UK science funding changes leave researchers facing pauses, cuts and uncertainty
UK Research and Innovation has announced major changes to grant funding, with pauses and cuts affecting medical, biological and physical research. The uncertainty has raised concern over curiosity-driven research, staffing and the system’s tolerance for failure.
The UK science ecosystem is in limbo. On 1 February, the country’s national science-funding agency, UK Research and Innovation, announced large changes to how research grants will be judged and awarded. Medical, biological and physical research will see pauses in major grant programmes, while a good dose of uncertainty about what, how and when the funding will be cut is leaving the UK research community anxious.
The UKRI open letter states an aim to “focus and do fewer things better”. Support for curiosity-driven research will be preserved, it says, and investment in applied research will be aligned with the government’s industrial strategy. The potential consolidation of money into bigger research groups threatens to stifle the development of original ideas and future leaders, and an undetermined period of research down time, which could last for at least one year, is disruptive for all scientists.
Since April 2025, UKRI has allocated about £9 billion (US$12 billion) of public money to projects. Funding opportunities from the Medical Research Council are currently closed, with applications under review, for projects in infections and immunity, molecular and cellular medicine, neurosciences and mental health and population and systems medicine — that is, most of the council’s remit. The Science and Technology Facilities Council, which funds particle physics, astronomy and space research, is already closing some projects, in part because its budget has run into the red owing to high energy costs.
The head of UKRI said the slowdown would be temporary and that the country will have “fully transitioned to the new model by the start of the 2027 and 2028 financial year” — that is, April 2027. For freshly appointed faculty members, who might have a three-year probation period, it is a serious, potentially career-ending blow. For postdocs and technical staff members employed through grants, it could mean a pause in salary.

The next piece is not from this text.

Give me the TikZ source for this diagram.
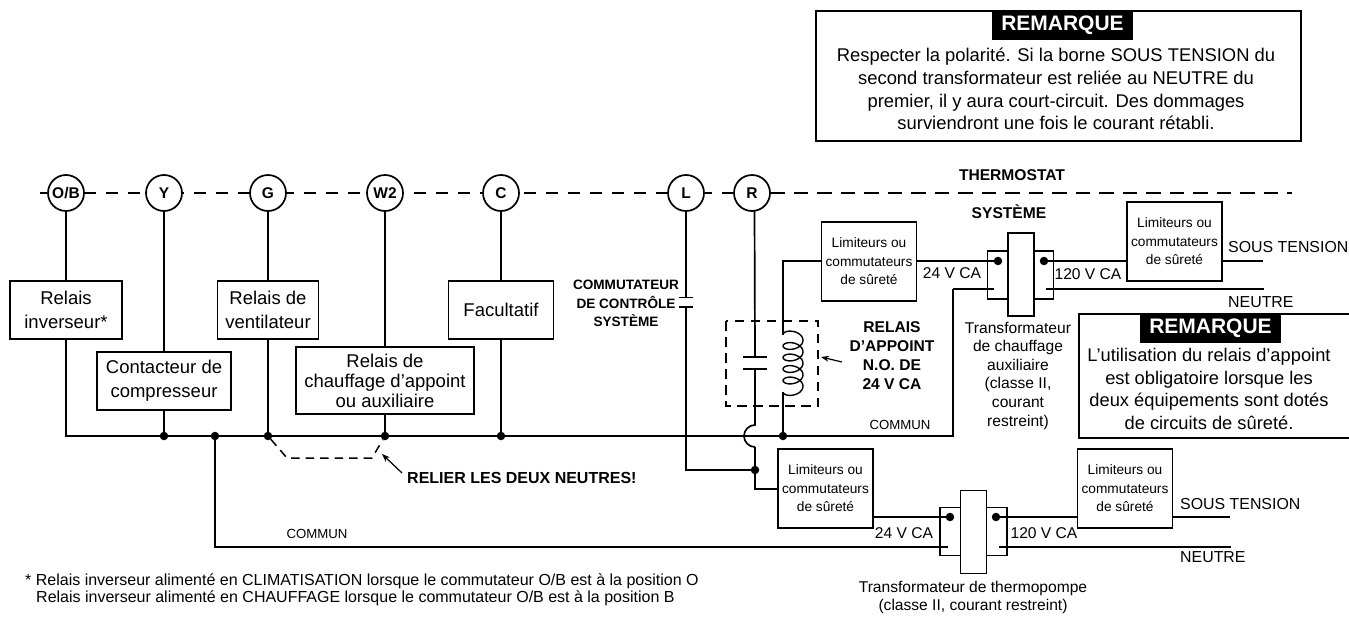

The funding changes come as science leaders argue that science is built on failure in several ways and that research is funded, communicated and rewarded mainly on the basis of successful results. There is little room in the research system to recognize what might be considered work in progress, or to avoid penalizing people if things go wrong. On 16 April, the European Research Council announced that unsuccessful applicants for its grants are being discouraged from reapplying in the subsequent year, a measure introduced to help the organization cope with a rise in applications.

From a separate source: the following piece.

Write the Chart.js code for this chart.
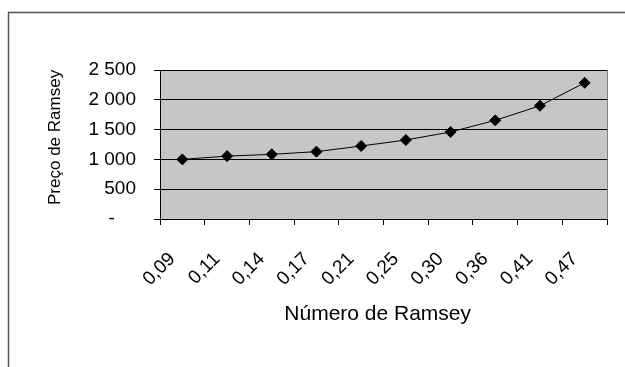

Innovative publishing formats such as Registered Reports are intended to promote methodological rigour instead of focusing on results, but such innovations are still too few and far between. Research papers, grant applications and CVs don’t usually include the experiments or projects that didn’t work out. This failure of the research enterprise to provide the time and space for individuals to fail without fear of the consequences risks failure of a grander kind.